» **Required work**
Exactly the lines from the one containing "Write a LaTeX" through the one containing "fill=leafgreen] (apR) at" must be returned; include both ends and nothing else.

» **Source code of charts**
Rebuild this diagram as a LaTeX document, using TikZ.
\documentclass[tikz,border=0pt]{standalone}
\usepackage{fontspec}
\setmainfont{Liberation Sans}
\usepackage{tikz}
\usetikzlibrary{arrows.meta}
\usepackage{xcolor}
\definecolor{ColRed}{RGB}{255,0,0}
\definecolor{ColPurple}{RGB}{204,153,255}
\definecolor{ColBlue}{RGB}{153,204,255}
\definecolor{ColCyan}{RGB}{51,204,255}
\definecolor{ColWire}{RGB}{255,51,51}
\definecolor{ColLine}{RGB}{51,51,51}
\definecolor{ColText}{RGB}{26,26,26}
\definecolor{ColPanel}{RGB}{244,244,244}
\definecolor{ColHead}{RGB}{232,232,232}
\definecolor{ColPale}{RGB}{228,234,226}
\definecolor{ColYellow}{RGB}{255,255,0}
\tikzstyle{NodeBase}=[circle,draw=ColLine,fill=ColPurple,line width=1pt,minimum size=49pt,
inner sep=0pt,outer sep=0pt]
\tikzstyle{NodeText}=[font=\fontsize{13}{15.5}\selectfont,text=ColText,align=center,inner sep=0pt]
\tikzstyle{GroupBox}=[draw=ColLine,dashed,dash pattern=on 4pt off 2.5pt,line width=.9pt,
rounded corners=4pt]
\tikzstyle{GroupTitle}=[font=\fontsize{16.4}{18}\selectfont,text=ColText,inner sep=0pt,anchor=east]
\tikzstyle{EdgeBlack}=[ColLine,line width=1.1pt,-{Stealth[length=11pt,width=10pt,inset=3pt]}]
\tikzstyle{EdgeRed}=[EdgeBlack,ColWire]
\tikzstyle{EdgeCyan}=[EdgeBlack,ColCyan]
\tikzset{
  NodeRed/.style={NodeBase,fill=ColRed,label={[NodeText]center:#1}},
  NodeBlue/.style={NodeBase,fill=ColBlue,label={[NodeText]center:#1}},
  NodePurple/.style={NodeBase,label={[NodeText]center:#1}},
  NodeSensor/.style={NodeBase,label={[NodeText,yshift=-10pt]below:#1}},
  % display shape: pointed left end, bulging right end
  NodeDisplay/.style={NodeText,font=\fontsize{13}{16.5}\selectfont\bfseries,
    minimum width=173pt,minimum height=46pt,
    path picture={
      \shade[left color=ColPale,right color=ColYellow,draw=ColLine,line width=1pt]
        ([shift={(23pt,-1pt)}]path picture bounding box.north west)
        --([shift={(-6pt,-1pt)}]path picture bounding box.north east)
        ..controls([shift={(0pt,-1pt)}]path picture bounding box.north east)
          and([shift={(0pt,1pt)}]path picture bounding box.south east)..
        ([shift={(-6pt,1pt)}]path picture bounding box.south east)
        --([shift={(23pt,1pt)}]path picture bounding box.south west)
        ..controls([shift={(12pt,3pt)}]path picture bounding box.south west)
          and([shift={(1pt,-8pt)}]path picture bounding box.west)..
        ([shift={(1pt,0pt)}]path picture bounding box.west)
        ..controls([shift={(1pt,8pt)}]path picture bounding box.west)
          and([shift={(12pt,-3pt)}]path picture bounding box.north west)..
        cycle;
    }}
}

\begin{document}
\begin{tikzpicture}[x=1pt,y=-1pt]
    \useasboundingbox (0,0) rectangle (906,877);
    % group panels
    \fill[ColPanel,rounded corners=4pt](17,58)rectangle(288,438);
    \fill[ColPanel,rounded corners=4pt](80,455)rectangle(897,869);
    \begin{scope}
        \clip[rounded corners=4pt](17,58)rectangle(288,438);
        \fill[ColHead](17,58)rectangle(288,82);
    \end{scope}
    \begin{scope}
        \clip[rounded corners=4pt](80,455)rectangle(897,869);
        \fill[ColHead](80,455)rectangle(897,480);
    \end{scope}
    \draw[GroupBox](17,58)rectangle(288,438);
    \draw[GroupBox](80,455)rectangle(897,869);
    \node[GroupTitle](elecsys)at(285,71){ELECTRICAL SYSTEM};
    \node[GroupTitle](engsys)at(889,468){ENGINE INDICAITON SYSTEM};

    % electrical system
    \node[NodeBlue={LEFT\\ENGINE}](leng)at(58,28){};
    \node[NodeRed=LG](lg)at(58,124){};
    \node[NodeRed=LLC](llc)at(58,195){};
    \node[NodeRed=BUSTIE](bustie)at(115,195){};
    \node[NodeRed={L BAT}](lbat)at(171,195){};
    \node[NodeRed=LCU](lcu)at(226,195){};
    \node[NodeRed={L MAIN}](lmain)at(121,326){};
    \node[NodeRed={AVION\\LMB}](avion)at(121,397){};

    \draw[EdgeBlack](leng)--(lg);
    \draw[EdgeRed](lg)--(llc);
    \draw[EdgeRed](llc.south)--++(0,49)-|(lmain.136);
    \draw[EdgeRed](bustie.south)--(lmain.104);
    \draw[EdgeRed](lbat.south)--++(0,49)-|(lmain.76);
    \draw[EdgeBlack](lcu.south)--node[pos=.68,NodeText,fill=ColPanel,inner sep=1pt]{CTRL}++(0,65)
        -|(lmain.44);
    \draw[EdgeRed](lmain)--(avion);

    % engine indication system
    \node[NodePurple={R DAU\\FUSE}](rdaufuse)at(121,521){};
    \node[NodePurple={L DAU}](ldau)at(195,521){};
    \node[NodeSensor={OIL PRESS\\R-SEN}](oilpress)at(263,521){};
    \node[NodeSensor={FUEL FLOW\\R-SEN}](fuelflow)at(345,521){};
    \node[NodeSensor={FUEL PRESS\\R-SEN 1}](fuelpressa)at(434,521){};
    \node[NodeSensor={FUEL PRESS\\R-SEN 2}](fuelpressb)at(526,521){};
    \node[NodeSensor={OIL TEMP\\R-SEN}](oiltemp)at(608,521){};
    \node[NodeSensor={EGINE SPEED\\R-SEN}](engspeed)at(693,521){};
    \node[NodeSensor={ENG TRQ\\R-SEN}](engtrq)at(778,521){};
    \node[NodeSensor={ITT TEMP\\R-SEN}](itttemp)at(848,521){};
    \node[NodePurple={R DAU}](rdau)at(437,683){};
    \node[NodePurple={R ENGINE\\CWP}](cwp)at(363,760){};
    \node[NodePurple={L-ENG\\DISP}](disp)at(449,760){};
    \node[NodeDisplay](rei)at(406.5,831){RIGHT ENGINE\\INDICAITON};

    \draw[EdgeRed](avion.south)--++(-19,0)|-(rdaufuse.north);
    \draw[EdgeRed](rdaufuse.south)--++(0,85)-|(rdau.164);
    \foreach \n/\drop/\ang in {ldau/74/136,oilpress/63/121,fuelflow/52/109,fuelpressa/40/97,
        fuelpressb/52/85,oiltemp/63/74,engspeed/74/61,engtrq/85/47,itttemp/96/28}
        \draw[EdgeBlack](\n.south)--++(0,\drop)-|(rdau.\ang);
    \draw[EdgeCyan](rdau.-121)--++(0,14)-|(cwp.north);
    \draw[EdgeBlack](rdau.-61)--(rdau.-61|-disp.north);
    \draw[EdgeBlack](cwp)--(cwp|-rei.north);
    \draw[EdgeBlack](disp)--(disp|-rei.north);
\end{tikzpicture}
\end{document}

---

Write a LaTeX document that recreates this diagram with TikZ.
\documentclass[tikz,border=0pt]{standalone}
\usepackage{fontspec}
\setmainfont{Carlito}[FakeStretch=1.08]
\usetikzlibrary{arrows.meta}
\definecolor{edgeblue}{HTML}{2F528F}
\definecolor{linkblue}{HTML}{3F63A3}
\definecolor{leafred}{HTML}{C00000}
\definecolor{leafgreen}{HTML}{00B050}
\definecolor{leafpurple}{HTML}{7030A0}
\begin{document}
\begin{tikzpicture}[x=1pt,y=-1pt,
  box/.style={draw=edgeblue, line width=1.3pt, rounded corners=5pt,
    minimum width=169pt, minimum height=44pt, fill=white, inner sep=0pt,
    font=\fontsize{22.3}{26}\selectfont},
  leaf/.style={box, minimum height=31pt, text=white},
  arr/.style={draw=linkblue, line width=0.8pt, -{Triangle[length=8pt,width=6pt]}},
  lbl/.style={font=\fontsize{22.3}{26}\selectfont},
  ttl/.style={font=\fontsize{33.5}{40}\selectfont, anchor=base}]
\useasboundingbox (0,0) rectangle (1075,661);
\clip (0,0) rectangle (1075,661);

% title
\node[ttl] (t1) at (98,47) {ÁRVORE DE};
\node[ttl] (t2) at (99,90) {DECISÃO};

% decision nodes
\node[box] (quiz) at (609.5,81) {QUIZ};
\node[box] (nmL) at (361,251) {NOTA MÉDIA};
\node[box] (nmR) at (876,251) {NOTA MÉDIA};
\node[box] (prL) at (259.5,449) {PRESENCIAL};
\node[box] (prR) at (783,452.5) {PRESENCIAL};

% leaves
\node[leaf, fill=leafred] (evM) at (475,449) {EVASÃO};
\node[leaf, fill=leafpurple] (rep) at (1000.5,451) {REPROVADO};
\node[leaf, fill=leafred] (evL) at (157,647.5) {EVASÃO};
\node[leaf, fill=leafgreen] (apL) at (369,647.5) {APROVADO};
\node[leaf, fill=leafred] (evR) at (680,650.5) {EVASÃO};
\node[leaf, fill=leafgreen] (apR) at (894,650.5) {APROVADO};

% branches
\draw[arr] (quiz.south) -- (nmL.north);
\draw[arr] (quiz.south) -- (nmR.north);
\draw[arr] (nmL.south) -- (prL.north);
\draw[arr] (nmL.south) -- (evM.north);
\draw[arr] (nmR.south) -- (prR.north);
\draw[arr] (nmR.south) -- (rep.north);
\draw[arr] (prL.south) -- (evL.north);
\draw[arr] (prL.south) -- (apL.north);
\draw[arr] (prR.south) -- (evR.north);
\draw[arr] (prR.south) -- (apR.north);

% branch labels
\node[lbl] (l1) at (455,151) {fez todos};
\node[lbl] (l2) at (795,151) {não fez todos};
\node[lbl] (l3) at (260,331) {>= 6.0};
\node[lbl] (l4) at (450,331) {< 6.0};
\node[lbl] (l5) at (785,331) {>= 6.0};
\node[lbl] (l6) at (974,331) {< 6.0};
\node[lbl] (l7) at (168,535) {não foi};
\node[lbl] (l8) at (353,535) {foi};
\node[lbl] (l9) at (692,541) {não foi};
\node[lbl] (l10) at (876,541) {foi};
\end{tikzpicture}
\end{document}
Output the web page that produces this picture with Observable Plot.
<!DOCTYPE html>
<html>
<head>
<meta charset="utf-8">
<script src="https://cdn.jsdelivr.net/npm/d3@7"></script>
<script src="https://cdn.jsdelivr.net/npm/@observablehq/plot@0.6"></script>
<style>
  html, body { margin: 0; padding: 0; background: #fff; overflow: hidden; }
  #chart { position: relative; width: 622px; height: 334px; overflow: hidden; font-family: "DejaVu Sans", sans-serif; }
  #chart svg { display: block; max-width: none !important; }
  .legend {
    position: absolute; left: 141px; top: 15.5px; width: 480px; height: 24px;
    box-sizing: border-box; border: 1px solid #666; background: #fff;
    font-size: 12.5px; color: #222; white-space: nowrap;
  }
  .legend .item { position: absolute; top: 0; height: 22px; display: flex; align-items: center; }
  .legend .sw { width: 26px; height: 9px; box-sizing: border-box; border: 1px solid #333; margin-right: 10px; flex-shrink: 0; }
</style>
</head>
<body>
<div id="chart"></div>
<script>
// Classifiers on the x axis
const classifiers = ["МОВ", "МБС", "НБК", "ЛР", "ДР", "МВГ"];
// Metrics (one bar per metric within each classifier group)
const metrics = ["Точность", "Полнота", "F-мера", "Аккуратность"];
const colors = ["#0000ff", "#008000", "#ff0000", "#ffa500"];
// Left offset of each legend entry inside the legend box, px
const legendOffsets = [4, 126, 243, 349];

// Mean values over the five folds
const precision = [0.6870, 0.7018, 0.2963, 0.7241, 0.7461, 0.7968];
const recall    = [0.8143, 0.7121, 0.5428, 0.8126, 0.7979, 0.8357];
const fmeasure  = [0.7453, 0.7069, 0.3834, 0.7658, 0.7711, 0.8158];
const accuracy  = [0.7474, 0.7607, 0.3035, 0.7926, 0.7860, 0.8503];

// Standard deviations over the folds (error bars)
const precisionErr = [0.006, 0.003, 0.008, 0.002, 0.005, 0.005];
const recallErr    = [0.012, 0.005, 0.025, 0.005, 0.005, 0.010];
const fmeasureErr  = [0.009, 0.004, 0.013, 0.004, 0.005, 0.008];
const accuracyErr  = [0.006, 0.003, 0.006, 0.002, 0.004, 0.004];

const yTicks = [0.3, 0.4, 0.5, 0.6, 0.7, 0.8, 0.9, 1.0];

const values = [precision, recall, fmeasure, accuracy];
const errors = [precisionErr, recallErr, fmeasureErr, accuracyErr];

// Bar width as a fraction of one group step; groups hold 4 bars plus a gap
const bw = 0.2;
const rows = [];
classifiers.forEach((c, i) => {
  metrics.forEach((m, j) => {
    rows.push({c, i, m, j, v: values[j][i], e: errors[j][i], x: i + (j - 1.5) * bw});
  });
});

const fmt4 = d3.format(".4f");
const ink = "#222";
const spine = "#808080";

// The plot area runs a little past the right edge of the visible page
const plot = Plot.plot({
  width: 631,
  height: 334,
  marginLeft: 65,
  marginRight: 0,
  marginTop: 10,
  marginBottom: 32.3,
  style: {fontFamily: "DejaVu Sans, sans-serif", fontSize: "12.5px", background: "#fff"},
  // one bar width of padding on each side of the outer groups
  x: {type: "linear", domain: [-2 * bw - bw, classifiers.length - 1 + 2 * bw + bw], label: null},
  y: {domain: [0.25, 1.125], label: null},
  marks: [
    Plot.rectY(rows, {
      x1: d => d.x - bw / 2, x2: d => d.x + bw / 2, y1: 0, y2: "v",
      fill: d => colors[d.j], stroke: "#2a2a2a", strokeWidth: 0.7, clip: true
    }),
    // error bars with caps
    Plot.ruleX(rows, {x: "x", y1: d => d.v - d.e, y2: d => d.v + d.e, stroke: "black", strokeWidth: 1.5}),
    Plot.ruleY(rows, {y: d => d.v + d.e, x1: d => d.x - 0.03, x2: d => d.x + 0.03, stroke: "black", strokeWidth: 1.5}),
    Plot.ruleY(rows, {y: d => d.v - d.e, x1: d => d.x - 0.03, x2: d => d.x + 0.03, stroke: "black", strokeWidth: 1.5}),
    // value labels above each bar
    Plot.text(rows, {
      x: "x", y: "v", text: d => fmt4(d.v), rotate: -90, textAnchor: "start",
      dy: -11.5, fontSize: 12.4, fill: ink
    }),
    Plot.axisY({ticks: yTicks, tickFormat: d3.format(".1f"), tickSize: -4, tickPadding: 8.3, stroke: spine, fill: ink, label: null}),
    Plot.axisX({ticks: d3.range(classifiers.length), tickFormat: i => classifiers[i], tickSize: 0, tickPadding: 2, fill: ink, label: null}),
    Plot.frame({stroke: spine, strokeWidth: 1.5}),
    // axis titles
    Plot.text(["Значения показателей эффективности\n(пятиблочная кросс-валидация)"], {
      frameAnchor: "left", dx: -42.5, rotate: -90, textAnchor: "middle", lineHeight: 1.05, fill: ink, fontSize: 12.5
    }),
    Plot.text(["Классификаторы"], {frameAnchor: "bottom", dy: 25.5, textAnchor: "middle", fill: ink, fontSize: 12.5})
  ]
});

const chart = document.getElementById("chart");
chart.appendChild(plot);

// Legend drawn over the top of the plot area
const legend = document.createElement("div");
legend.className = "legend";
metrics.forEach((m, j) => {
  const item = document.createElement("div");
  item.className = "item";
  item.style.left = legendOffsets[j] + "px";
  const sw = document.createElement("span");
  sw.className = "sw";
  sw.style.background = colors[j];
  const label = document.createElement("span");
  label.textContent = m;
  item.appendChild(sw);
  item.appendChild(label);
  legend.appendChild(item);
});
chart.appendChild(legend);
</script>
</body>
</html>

» **Output of the exercise**
Write a LaTeX document that recreates this diagram with TikZ.
\documentclass[tikz,border=0pt]{standalone}
\usepackage{fontspec}
\setmainfont{Carlito}[FakeStretch=1.08]
\usetikzlibrary{arrows.meta}
\definecolor{edgeblue}{HTML}{2F528F}
\definecolor{linkblue}{HTML}{3F63A3}
\definecolor{leafred}{HTML}{C00000}
\definecolor{leafgreen}{HTML}{00B050}
\definecolor{leafpurple}{HTML}{7030A0}
\begin{document}
\begin{tikzpicture}[x=1pt,y=-1pt,
  box/.style={draw=edgeblue, line width=1.3pt, rounded corners=5pt,
    minimum width=169pt, minimum height=44pt, fill=white, inner sep=0pt,
    font=\fontsize{22.3}{26}\selectfont},
  leaf/.style={box, minimum height=31pt, text=white},
  arr/.style={draw=linkblue, line width=0.8pt, -{Triangle[length=8pt,width=6pt]}},
  lbl/.style={font=\fontsize{22.3}{26}\selectfont},
  ttl/.style={font=\fontsize{33.5}{40}\selectfont, anchor=base}]
\useasboundingbox (0,0) rectangle (1075,661);
\clip (0,0) rectangle (1075,661);

% title
\node[ttl] (t1) at (98,47) {ÁRVORE DE};
\node[ttl] (t2) at (99,90) {DECISÃO};

% decision nodes
\node[box] (quiz) at (609.5,81) {QUIZ};
\node[box] (nmL) at (361,251) {NOTA MÉDIA};
\node[box] (nmR) at (876,251) {NOTA MÉDIA};
\node[box] (prL) at (259.5,449) {PRESENCIAL};
\node[box] (prR) at (783,452.5) {PRESENCIAL};

% leaves
\node[leaf, fill=leafred] (evM) at (475,449) {EVASÃO};
\node[leaf, fill=leafpurple] (rep) at (1000.5,451) {REPROVADO};
\node[leaf, fill=leafred] (evL) at (157,647.5) {EVASÃO};
\node[leaf, fill=leafgreen] (apL) at (369,647.5) {APROVADO};
\node[leaf, fill=leafred] (evR) at (680,650.5) {EVASÃO};
\node[leaf, fill=leafgreen] (apR) at (894,650.5) {APROVADO};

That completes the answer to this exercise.